Lacrosse Legends of the First Americans
An ancient Native American sport, lacrosse was originally played to resolve conflicts, heal the sick, and develop strong, virile men. In Lacrosse Legends of the First Americans, Thomas Vennum draws on centuries of oral tradition to collect thirteen legends from five tribes—the Cherokee, Ho-Chunk (Winnebago), Seneca, Ojibwa, and Menominee. Reflecting the game's origins and early history, these myths provide a glimpse into Native American life and the role of the "Creator’s Game" in tribal culture.
From the Great Game in which the Birds defeated the Quadrupeds to high-stakes contests after which the losers literally lost their heads, these stories reveal the fascinating spiritual world of the first lacrosse players as well as the violent reality of the original sport. Lacrosse enthusiasts will learn about game equipment, ritual preparations, dress, and style of play, from stick handling to scoring. They will discover how the "coach"—a medicine man—conjured potions to prevent game injuries or make the opponent's leg cramp as well as how early craftsmen identified the perfect tree—marked by a lightning strike—from which to carve a lacrosse stick.

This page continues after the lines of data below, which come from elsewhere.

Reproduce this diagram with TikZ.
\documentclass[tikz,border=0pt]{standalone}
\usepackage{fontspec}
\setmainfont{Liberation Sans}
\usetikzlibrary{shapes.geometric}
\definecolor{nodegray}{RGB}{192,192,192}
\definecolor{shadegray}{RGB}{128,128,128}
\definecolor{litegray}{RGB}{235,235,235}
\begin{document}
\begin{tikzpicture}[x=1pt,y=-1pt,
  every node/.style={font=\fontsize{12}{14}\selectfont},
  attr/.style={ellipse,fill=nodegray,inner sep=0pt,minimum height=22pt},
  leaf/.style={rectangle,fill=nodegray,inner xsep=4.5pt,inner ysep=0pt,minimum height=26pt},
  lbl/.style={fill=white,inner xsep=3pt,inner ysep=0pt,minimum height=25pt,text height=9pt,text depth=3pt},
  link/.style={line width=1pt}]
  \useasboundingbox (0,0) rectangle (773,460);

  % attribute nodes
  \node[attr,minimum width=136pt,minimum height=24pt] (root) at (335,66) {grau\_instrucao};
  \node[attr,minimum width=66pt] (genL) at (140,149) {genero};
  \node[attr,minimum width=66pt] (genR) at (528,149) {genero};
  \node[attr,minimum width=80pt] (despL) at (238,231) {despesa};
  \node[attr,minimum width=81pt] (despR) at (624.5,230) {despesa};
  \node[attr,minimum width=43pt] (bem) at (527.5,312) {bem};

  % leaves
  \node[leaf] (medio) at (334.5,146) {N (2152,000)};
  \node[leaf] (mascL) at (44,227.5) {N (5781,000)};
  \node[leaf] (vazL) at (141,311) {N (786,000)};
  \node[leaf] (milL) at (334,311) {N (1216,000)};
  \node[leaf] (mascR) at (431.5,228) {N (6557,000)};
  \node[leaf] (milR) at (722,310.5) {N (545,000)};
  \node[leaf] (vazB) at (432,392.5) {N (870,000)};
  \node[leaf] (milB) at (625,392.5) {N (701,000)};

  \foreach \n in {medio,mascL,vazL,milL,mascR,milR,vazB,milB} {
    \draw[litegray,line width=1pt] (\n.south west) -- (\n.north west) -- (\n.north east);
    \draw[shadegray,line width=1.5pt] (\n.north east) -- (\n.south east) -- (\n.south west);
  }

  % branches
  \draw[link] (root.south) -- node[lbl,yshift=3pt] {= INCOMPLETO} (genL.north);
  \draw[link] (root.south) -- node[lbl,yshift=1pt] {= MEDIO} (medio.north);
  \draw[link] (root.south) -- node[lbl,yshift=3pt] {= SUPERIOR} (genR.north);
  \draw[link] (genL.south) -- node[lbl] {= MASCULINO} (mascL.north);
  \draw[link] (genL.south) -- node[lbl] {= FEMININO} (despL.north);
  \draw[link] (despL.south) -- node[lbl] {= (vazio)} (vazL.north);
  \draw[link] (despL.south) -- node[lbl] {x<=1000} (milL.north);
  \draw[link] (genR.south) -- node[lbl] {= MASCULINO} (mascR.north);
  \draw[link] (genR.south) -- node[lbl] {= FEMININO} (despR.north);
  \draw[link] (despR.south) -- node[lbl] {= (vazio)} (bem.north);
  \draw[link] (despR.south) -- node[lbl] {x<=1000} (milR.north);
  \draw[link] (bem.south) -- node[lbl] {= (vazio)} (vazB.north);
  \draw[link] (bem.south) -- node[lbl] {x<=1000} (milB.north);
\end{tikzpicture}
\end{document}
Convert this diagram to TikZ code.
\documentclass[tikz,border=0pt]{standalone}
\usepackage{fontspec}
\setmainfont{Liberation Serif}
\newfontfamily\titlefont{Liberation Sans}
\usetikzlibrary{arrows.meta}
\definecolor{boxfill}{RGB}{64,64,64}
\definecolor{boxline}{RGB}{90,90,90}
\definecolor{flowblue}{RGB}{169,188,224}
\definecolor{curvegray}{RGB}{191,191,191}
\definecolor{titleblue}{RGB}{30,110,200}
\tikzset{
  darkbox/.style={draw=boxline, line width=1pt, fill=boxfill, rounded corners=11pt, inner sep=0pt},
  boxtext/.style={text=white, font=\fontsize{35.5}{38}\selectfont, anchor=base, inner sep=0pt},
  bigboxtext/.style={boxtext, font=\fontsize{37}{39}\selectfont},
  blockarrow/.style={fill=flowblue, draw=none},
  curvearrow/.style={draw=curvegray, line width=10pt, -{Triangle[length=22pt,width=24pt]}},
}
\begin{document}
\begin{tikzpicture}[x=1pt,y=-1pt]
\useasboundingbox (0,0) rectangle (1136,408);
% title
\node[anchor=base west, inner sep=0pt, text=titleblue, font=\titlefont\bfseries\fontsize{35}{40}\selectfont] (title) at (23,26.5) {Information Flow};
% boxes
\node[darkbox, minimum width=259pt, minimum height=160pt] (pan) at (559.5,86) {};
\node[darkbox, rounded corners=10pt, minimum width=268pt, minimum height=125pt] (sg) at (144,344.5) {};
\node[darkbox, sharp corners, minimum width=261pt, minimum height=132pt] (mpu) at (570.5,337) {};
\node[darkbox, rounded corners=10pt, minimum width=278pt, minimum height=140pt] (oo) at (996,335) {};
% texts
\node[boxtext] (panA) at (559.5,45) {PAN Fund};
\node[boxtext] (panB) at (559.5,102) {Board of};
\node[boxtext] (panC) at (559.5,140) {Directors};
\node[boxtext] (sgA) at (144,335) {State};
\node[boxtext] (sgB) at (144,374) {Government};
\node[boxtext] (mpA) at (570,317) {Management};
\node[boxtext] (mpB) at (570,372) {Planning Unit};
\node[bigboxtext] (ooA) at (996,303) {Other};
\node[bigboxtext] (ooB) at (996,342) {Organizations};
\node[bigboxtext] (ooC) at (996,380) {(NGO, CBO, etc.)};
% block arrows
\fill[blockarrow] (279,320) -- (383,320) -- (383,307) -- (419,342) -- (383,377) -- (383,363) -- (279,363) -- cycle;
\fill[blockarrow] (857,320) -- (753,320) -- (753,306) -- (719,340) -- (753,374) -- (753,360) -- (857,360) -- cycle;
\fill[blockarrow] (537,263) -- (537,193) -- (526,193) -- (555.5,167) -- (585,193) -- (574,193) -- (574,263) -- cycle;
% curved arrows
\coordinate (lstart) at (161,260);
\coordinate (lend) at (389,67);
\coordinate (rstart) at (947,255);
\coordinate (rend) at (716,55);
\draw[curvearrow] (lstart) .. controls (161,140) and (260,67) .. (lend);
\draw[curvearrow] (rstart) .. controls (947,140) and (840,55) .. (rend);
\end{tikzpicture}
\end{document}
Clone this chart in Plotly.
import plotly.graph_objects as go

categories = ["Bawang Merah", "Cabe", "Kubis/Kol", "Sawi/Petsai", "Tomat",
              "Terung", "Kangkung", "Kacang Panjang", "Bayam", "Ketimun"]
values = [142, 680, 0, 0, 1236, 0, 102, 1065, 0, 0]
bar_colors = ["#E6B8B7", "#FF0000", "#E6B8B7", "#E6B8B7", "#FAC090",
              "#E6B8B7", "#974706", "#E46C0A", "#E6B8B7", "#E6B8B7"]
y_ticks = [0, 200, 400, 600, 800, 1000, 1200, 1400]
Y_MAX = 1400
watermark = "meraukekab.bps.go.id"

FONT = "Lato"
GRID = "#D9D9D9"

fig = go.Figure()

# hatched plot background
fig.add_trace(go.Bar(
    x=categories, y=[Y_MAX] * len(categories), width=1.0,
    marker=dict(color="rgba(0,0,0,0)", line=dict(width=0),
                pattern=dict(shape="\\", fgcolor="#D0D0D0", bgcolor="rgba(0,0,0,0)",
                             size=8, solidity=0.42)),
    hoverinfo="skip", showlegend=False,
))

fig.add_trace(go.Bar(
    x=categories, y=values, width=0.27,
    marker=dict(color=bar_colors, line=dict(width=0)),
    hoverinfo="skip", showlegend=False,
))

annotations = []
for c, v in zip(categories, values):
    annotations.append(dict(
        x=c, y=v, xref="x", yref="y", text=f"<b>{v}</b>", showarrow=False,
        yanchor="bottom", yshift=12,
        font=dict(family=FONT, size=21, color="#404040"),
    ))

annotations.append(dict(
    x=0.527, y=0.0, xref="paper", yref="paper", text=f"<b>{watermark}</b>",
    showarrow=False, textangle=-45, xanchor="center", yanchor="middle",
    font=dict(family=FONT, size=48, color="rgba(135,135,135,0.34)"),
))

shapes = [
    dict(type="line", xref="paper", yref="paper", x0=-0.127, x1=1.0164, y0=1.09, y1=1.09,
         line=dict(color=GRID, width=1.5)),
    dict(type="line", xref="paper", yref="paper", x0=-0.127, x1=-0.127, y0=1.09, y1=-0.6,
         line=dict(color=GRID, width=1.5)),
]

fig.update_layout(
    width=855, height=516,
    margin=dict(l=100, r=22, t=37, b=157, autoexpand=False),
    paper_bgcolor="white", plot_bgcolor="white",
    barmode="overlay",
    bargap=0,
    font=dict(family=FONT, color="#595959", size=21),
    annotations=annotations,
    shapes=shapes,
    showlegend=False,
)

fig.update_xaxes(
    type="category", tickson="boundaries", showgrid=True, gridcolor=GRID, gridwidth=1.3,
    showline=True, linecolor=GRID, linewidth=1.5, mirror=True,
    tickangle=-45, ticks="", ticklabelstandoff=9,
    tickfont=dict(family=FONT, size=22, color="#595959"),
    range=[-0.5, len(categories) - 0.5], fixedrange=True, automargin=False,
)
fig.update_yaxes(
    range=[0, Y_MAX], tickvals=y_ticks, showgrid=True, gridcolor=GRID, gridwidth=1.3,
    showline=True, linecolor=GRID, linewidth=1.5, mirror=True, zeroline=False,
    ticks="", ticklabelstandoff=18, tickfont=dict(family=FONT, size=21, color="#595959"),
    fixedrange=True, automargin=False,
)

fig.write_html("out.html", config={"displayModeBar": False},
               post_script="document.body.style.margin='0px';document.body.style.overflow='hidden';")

The game is no longer played by large numbers of men on mile-long fields, and plastic, titanium, and nylon have replaced hickory and ash, leather, and catgut. As lacrosse continues to evolve, this collection will help us remember and understand its rich and complex history.
About the Author
Thomas Vennum is senior ethnomusicologist emeritus at the Center for Folklife Programs and Cultural Studies, Smithsonian Institution, Washington, D.C. He is the author of American Indian Lacrosse: Little Brother of War. He is retired and living in Tucson, Arizona, where he continues research among Indian tribes in Sonora, Mexico, specifically the Seri.
"A strong contribution to Native American studies, sports history, and folklore."
"As this book amply demonstrates, lacrosse has an impressive history and a vibrant contemporary culture."
"It is to Vennum's credit that he has brought these legends to a wider audience and demonstrated the relevance of what might seem at first glance unpromising territory for sport scientists."